Huskie Stadium to undergo facelift


The NIU athletic department plans to announce a major renovation project for Huskie Stadium later this spring. The project will involve two phases to improve the present seating and other spectator facilities.

When asked why the stadium is in need of a renovation, NIU Athletic Director Gerald O’Dell stressed the fact that the stadium has become dysfunctional.

“Over the years, the fields and facilities used by the athletic department have become dysfunctional due to overcrowding and physical limitations of the existing structures. This strain has developed from many factors.

“Within the past twenty years, several phenomena occurred nationally that have had a significant impact upon athletic facilities, particularly on the campuses of major universities like Northern Illinois University. This includes the emergence of women’s sports, changes in the occurrence and duration of sport seasons, heavy year-round use of facilities, emphasis on spectator sports, the centralization of administrative activities and severe limitations on available resources.”

According to O’Dell the project will be split into two phases. Phase one, which would begin after the final home game of the 1993 season, would focus on the improvement of seating on the west side of the stadium. Chair backs would be installed on a number of seats on either side of the fifty yard line.

Phase two, which would begin following the last home game of the 1994 season, involves the creation of more patron facilities (bathrooms, concessions, etc.), renovation of the seating in the north and south end zones and a renovation of the seating on the east side of the stadium.

On the topic of the east side of the stadium, O’Dell was reminded of one of the first questions asked of him when he was hired back in 1987.

“Someone asked ‘When are you going to build the east side so

He have a real stadium?’.”

After the completion of the first phase, Huskie Stadium will lose a few seats and NIU will fall slightly below the seating capacity of 30,000 required to maintain Division I-A status.
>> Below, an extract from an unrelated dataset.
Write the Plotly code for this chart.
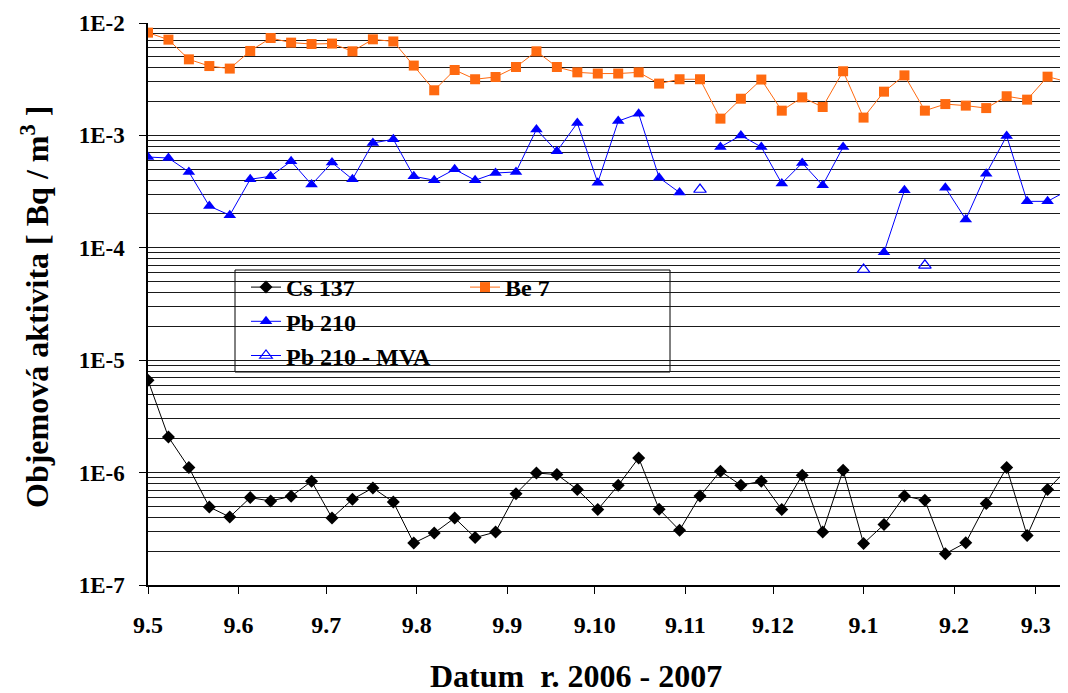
import plotly.graph_objects as go

# ---- data ----
dates = [
    "2006-05-09", "2006-05-16", "2006-05-23", "2006-05-30",
    "2006-06-06", "2006-06-13", "2006-06-20", "2006-06-27",
    "2006-07-04", "2006-07-11", "2006-07-18", "2006-07-25",
    "2006-08-01", "2006-08-08", "2006-08-15", "2006-08-22", "2006-08-29",
    "2006-09-05", "2006-09-12", "2006-09-19", "2006-09-26",
    "2006-10-03", "2006-10-10", "2006-10-17", "2006-10-24", "2006-10-31",
    "2006-11-07", "2006-11-14", "2006-11-21", "2006-11-28",
    "2006-12-05", "2006-12-12", "2006-12-19", "2006-12-26",
    "2007-01-02", "2007-01-09", "2007-01-16", "2007-01-23", "2007-01-30",
    "2007-02-06", "2007-02-13", "2007-02-20", "2007-02-27",
    "2007-03-06", "2007-03-13", "2007-03-20",
]

cs137 = [
    6.63e-6, 2.07e-6, 1.11e-6, 4.94e-7, 4.03e-7, 5.99e-7, 5.59e-7, 6.15e-7,
    8.37e-7, 3.95e-7, 5.79e-7, 7.30e-7, 5.47e-7, 2.36e-7, 2.90e-7, 3.95e-7,
    2.64e-7, 2.96e-7, 6.50e-7, 9.92e-7, 9.60e-7, 7.06e-7, 4.69e-7, 7.71e-7,
    1.35e-6, 4.72e-7, 3.07e-7, 6.19e-7, 1.03e-6, 7.71e-7, 8.37e-7, 4.69e-7,
    9.46e-7, 2.96e-7, 1.05e-6, 2.34e-7, 3.45e-7, 6.19e-7, 5.67e-7, 1.90e-7,
    2.38e-7, 5.30e-7, 1.11e-6, 2.75e-7, 7.06e-7, 1.09e-6,
]

be7 = [
    8.21e-3, 7.11e-3, 4.75e-3, 4.14e-3, 3.93e-3, 5.64e-3, 7.35e-3, 6.69e-3,
    6.50e-3, 6.56e-3, 5.60e-3, 7.16e-3, 6.85e-3, 4.18e-3, 2.52e-3, 3.82e-3,
    3.16e-3, 3.31e-3, 4.06e-3, 5.60e-3, 4.06e-3, 3.64e-3, 3.55e-3, 3.55e-3,
    3.64e-3, 2.89e-3, 3.16e-3, 3.16e-3, 1.41e-3, 2.12e-3, 3.14e-3, 1.66e-3,
    2.18e-3, 1.79e-3, 3.72e-3, 1.44e-3, 2.45e-3, 3.42e-3, 1.66e-3, 1.90e-3,
    1.84e-3, 1.75e-3, 2.23e-3, 2.08e-3, 3.33e-3, 2.99e-3,
]

pb210 = [
    6.42e-4, 6.29e-4, 4.73e-4, 2.35e-4, 1.95e-4, 4.07e-4, 4.33e-4, 5.89e-4,
    3.65e-4, 5.73e-4, 4.07e-4, 8.56e-4, 9.23e-4, 4.33e-4, 3.99e-4, 4.99e-4,
    3.99e-4, 4.63e-4, 4.73e-4, 1.13e-3, 7.22e-4, 1.29e-3, 3.80e-4, 1.34e-3,
    1.56e-3, 4.21e-4, 3.10e-4, None, 7.88e-4, 1.00e-3, 7.88e-4, 3.73e-4,
    5.68e-4, 3.60e-4, 7.88e-4, None, 9.12e-5, 3.25e-4, None, 3.43e-4,
    1.79e-4, 4.57e-4, 9.88e-4, 2.59e-4, 2.59e-4, 3.25e-4,
]

pb210_mva = [None] * 27 + [3.30e-4] + [None] * 7 + [6.41e-5] + [None, None] + [6.99e-5] + [None] * 7

cs137_mva = []  # no values plotted, legend only

tick_dates = ["2006-05-09", "2006-06-09", "2006-07-09", "2006-08-09", "2006-09-09",
              "2006-10-09", "2006-11-09", "2006-12-09", "2007-01-09", "2007-02-09",
              "2007-03-09"]
tick_labels = ["9.5", "9.6", "9.7", "9.8", "9.9", "9.10", "9.11", "9.12", "9.1", "9.2", "9.3"]

y_tickvals = [1e-7, 1e-6, 1e-5, 1e-4, 1e-3, 1e-2]
y_ticklabels = ["1E-7", "1E-6", "1E-5", "1E-4", "1E-3", "1E-2"]

# ---- styling ----
SERIF = "Liberation Serif"
ORANGE = "#FF6A10"
BLUE = "#0000FF"
GRID = "#1a1a1a"

fig = go.Figure()

fig.add_trace(go.Scatter(
    x=dates, y=cs137, name="Cs 137", mode="lines+markers", legend="legend",
    legendgroup="a",
    line=dict(color="black", width=1),
    marker=dict(symbol="diamond", size=10, color="black"),
))
fig.add_trace(go.Scatter(
    x=dates, y=pb210, name="Pb 210", mode="lines+markers", legend="legend",
    legendgroup="b",
    line=dict(color=BLUE, width=1), connectgaps=False,
    marker=dict(symbol="triangle-up", size=11, color=BLUE),
))
fig.add_trace(go.Scatter(
    x=dates, y=pb210_mva, name="Pb 210 - MVA", mode="lines+markers", legend="legend",
    legendgroup="c",
    line=dict(color=BLUE, width=1), connectgaps=False,
    marker=dict(symbol="triangle-up-open", size=11, color=BLUE, line=dict(width=1.2)),
))
fig.add_trace(go.Scatter(
    x=dates, y=be7, name="Be 7", mode="lines+markers", legend="legend2",
    legendgroup="d",
    line=dict(color=ORANGE, width=1),
    marker=dict(symbol="square", size=10, color=ORANGE),
))
fig.add_trace(go.Scatter(
    x=cs137_mva, y=cs137_mva, name="Cs 137 - MVA", mode="lines+markers", legend="legend2",
    legendgroup="e",
    line=dict(color="black", width=1),
    marker=dict(symbol="diamond-open", size=9, color="black", line=dict(width=1)),
))

# page body has an 8px margin: figure is drawn from (8, 8)
OFF = 8
W, H = 1068 - OFF, 693 - OFF
L, R, T, B = 148 - OFF, 0, 23 - OFF, 108
pw = W - L - R
ph = H - T - B

def px(xp):
    # xp: pixel in screenshot coordinates
    return (xp - OFF - L) / pw

def py(yp):
    return (H - B - (yp - OFF)) / ph

legend_common = dict(
    font=dict(family=SERIF, size=24, color="black", weight="bold"),
    bgcolor="rgba(0,0,0,0)", borderwidth=0,
    xanchor="left", yanchor="top", tracegroupgap=0,
    orientation="v",
)

fig.update_layout(
    width=W, height=H,
    margin=dict(l=L, r=R, t=T, b=B),
    paper_bgcolor="white", plot_bgcolor="white",
    font=dict(family=SERIF),
    showlegend=True,
    legend=dict(x=px(246), y=py(265), **legend_common),
    legend2=dict(x=px(465), y=py(265), **legend_common),
    xaxis=dict(
        type="date",
        range=["2006-05-09", "2007-03-20"],
        tickmode="array", tickvals=tick_dates, ticktext=tick_labels,
        ticks="outside", ticklen=7, tickwidth=1, tickcolor="black",
        showgrid=False, zeroline=False,
        showline=True, linecolor="black", linewidth=1.5,
        tickfont=dict(family=SERIF, size=24, color="black", weight="bold"),
        ticklabelstandoff=10,
    ),
    yaxis=dict(
        type="log", range=[-7, -2],
        tickmode="array", tickvals=y_tickvals, ticktext=y_ticklabels,
        ticks="outside", ticklen=7, tickwidth=1, tickcolor="black",
        showgrid=True, gridcolor=GRID, gridwidth=1.3,
        minor=dict(
            tickmode="array",
            tickvals=[m * 10.0 ** e for e in range(-7, -2) for m in range(2, 10)],
            showgrid=True, gridcolor=GRID, gridwidth=1.3, ticks="",
        ),
        showline=True, linecolor="black", linewidth=1.5,
        zeroline=False,
        tickfont=dict(family=SERIF, size=23, color="black", weight="bold"),
        ticklabelstandoff=10,
    ),
    shapes=[
        dict(type="rect", xref="paper", yref="paper",
             x0=px(235), x1=px(670), y0=py(372), y1=py(270),
             line=dict(color="black", width=1), fillcolor="white",
             layer="between"),
    ],
    annotations=[
        dict(text="Objemová aktivita [ Bq / m<sup>3</sup> ]",
             xref="paper", yref="paper", x=px(35), y=py(307),
             xanchor="center", yanchor="middle", textangle=-90,
             showarrow=False,
             font=dict(family=SERIF, size=32, color="black", weight="bold")),
        dict(text="Datum  r. 2006 - 2007",
             xref="paper", yref="paper", x=px(576), y=py(676),
             xanchor="center", yanchor="middle",
             showarrow=False,
             font=dict(family=SERIF, size=32, color="black", weight="bold")),
    ],
)

fig.write_html("out.html")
They will have to petition the NCAA for a one year waiver on the capacity rule before the completion of phase two brings the stadium back up to the required NCAA Division I-A capacity.

The budget for phase one has already been approved and O’Dell stressed the fact that the funds are not coming from the students.

“They (funds) will come from revenue bonds as a part of the covenant bond for that facility and private donations. Those funds (revenue bonds) are dedicated only to the replacement and repair of those facilities. Huskie Stadium was built in 1965. It has had no major renovations on it to this date.” said O’Dell. “We have done a tremendous job for our non-revenue sports—baseball, softball, soccer, and tennis. Now it’s time to start focusing on the sports that are going to generate revenue.”

O’Dell feels strongly that the renovations to Huskie Stadium are a step in the right direction for the Huskie football team in generating revenue.

“We have to look at our facilities as generating revenue. That means gate receipts, fans, friends and alumni who will contribute in various ways, who will not only generate (money) for new facilities, but for the entire athletic department as well.” said O’Dell.

Another aspect of putting people in the seats is scheduling, which O’Dell seems to have a remedy for in the coming years. For starters, NIU will be in a conference again. As a new member of the Big West Conference, NIU will host a minimum of three conference games each year. NIU has also beefed up its home non-conference schedule down the road. Schools like Oklahoma State, Louisville, Cincinnati, Mississippi, Texas-El Paso, Kansas State, and Vanderbilt are all scheduled to make visits to Huskie Stadium.

“It is true, we are not filling up the stadium today. Look at the schedule from a conference standpoint and a non-conference standpoint. Its a real compliment to NIU to have schools like Mississippi, Vanderbilt and Oklahoma State come and play us. People are going to come watch Huskie football. People are going to want to come to a quality facility.”